The Creation is Coming
Yes, I probably should put quotation marks around the title of my post, but it’s much more intriguing without the titular punctuation.
Tomorrow night, we are playing Haydn’s “The Creation,” and the oratorio orchestra is joining forces with the choir to create a production complete with some bells-and-whistles multimedia. The orchestra has rehearsed with the core choir and the soloists, but has not yet played with the complete eighty-man choir. Professor B. asked a quartet of strings from the orchestra to come to one of the large choir rehearsals so the singers could have a taste of what it would be like to sing with strings.
When our motley quartet walked into IRH (Instrumental Rehearsal Hall), we happened upon the entire choir standing in three rows forming a half-moon around Professor B. He was pointing and calling on different students. What were they talking about? He was asking them about how they would make their production of “The Creation” known. How could they get people to come to a seemingly irrelevant hour-and-forty-minute classical music concert? How would the hours these people had spend training and rehearsing not go to waste but be shared? The choir began to share their ideas.
“Appeal to the scholarly side,” said one. Yes, someone else agreed. This work challenges philosophical and religious convictions people may have. Another member disputed that idea, saying that it might turn others away if they presented it as too academic. Professor B. said, “That’s okay; while it drives away some, it attracts others. Let’s keep brainstorming. Next.”
“I’m excited about the multimedia,” said another. Some of the choir mhmm-ed and nodded. There will be pictures on the big screen in Ingram and video clips.
“Bouncing off of that,” piped up a soprano, “I think the sheer magnitude of this work will be exciting. Think about this huge choir, plus the orchestra, plus the soloists, plus the multimedia additions. This will be incredible.” More utterances of approval passed throughout the choir, and they were getting excited. One responded, “Yes! My family and my grandma will be coming in, and my family isn’t all that musical, but they will probably be awed by what we’re doing. Also, my grandma is getting older, and this will probably be one of her final trips and it’s going to be special for one of her last travelings to watch me sing.” People, by this time, were whispering how their friends would love this kind of thing.
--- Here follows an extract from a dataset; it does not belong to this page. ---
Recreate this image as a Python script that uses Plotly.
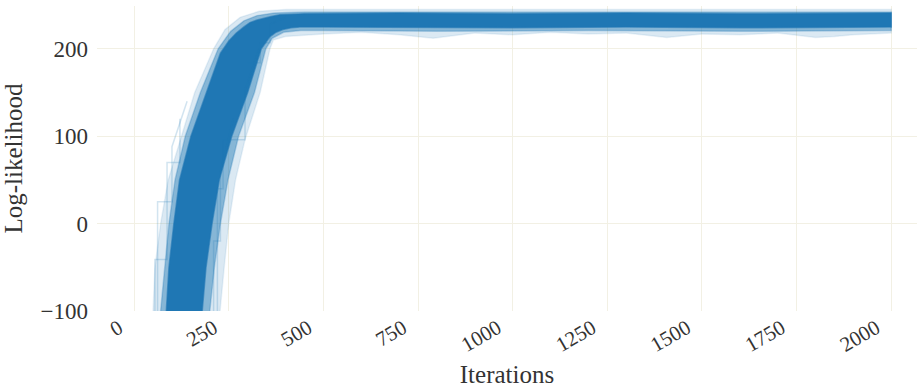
import plotly.graph_objects as go

# ---- data (iteration, log-likelihood) ----
# dense core of the walker bundle: left/top edge and right/bottom edge
core_up_x = [85, 92, 105, 120, 150, 190, 228, 250, 270, 290, 306, 325, 341, 362, 385, 450, 700, 1000, 1300, 1600, 2000]
core_up_y = [-100, -50, 0, 50, 100, 150, 195, 209, 218, 225, 230, 233, 235, 237, 239, 240, 241, 240, 241, 240, 241]
core_lo_x = [180, 190, 206, 225, 258, 300, 336, 350, 359, 375, 393, 415, 438, 500, 700, 1000, 1300, 1600, 2000]
core_lo_y = [-100, -50, 0, 50, 100, 150, 200, 208, 214, 219, 222, 224, 225, 225, 225, 224, 225, 224, 225]

# semi-dense layer
mid_up_x = [70, 80, 92, 108, 135, 175, 222, 255, 290, 325, 370, 450, 2000]
mid_up_y = [-100, -50, 0, 50, 100, 150, 200, 220, 232, 238, 241, 242, 242]
mid_lo_x = [200, 212, 228, 248, 276, 318, 348, 365, 395, 440, 500, 800, 1200, 1600, 2000]
mid_lo_y = [-100, -50, 0, 50, 100, 150, 200, 212, 219, 221, 221, 220, 221, 220, 221]

# faint halo (outlying walkers)
halo_up_x = [50, 55, 70, 90, 125, 160, 210, 240, 280, 330, 400, 2000]
halo_up_y = [-100, -50, 0, 50, 100, 150, 200, 222, 236, 243, 245, 245]
halo_lo_x = [227, 238, 250, 268, 293, 333, 359, 368, 400, 500, 600, 700, 790, 900, 1000,
             1100, 1200, 1300, 1407, 1500, 1600, 1700, 1800, 1850, 1900, 2000]
halo_lo_y = [-100, -50, 0, 50, 96, 150, 200, 210, 214, 217, 219, 216, 212, 218, 216,
             219, 217, 218, 213, 217, 216, 218, 213, 214, 216, 218]

# a few stuck walkers visible as step-shaped faint lines
stuck_a_x = [55, 55, 87, 87, 121, 121]
stuck_a_y = [-100, -41, -41, 70, 70, 120]
stuck_b_x = [220, 220, 235, 235, 293, 293, 330]
stuck_b_y = [-100, 40, 40, 96, 96, 153, 200]
stuck_c_x = [300, 333, 333, 359, 359, 400]
stuck_c_y = [184, 184, 207, 207, 228, 236]
stuck_d_x = [62, 62, 100, 100, 140]
stuck_d_y = [-100, 25, 25, 88, 140]
stuck_e_x = [210, 210, 228, 228, 262]
stuck_e_y = [-100, -20, -20, 60, 120]

x_ticks = [0, 250, 500, 750, 1000, 1250, 1500, 1750, 2000]
y_ticks = [-100, 0, 100, 200]

BLUE = "31,119,180"
FONT = "Liberation Serif"
TXT = "#333333"


def band(ux, uy, lx, ly, alpha):
    return go.Scatter(
        x=list(ux) + list(reversed(lx)),
        y=list(uy) + list(reversed(ly)),
        fill="toself",
        fillcolor=f"rgba({BLUE},{alpha})",
        line=dict(color=f"rgba({BLUE},{alpha * 0.6})", width=1.5),
        mode="lines",
        hoverinfo="skip",
        showlegend=False,
    )


fig = go.Figure()
fig.add_trace(band(halo_up_x, halo_up_y, halo_lo_x, halo_lo_y, 0.16))
fig.add_trace(band(mid_up_x, mid_up_y, mid_lo_x, mid_lo_y, 0.45))
fig.add_trace(band(core_up_x, core_up_y, core_lo_x, core_lo_y, 1.0))
for sx, sy in [(stuck_a_x, stuck_a_y), (stuck_b_x, stuck_b_y), (stuck_c_x, stuck_c_y),
               (stuck_d_x, stuck_d_y), (stuck_e_x, stuck_e_y)]:
    fig.add_trace(go.Scatter(x=sx, y=sy, mode="lines",
                             line=dict(color=f"rgba({BLUE},0.2)", width=1.5),
                             hoverinfo="skip", showlegend=False))

GRID = "#f2f0e4"
fig.update_layout(
    width=917, height=390,
    margin=dict(l=97, r=0, t=6, b=79),
    paper_bgcolor="white", plot_bgcolor="white",
    font=dict(family=FONT, color=TXT, size=22),
    xaxis=dict(
        range=[-98, 2068], tickvals=x_ticks, ticktext=[str(v) for v in x_ticks],
        tickangle=-30, showgrid=True, gridcolor=GRID, gridwidth=1, zeroline=False,
        showline=False, ticks="", ticklabelstandoff=0, ticklabelshift=-15, automargin=False,
        tickfont=dict(family=FONT, size=21, color=TXT),
        title=dict(text="Iterations", font=dict(family=FONT, size=25, color=TXT), standoff=9),
    ),
    yaxis=dict(
        range=[-100, 249], tickvals=y_ticks, ticktext=["−100", "0", "100", "200"],
        showgrid=True, gridcolor=GRID, gridwidth=1, zeroline=False,
        showline=False, ticks="", ticklabelstandoff=8, automargin=False,
        tickfont=dict(family=FONT, size=23, color=TXT),
        title=dict(text="Log-likelihood", font=dict(family=FONT, size=25, color=TXT), standoff=12),
    ),
)

fig.write_html("out.html", config={"displayModeBar": False},
               post_script="document.body.style.margin='0px';document.body.style.overflow='hidden';")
Professor B. was nodding and approving, and gave a closing remark that I found poignant. He said, “Guys, this is great. We’re talking about all these things and I want you to go and share this with your friends. But remember, the number of people we get to come does not change the value of the music. But spreading the word does make a difference.”
I am thoroughly inspired by the way Vanderbilt’s choir director is inspiring his kids to love the music, love the work aroused by each of their passion for music, and love how he emboldens them to share with non-music people the joy and convictions they have because of this music. Anchor down.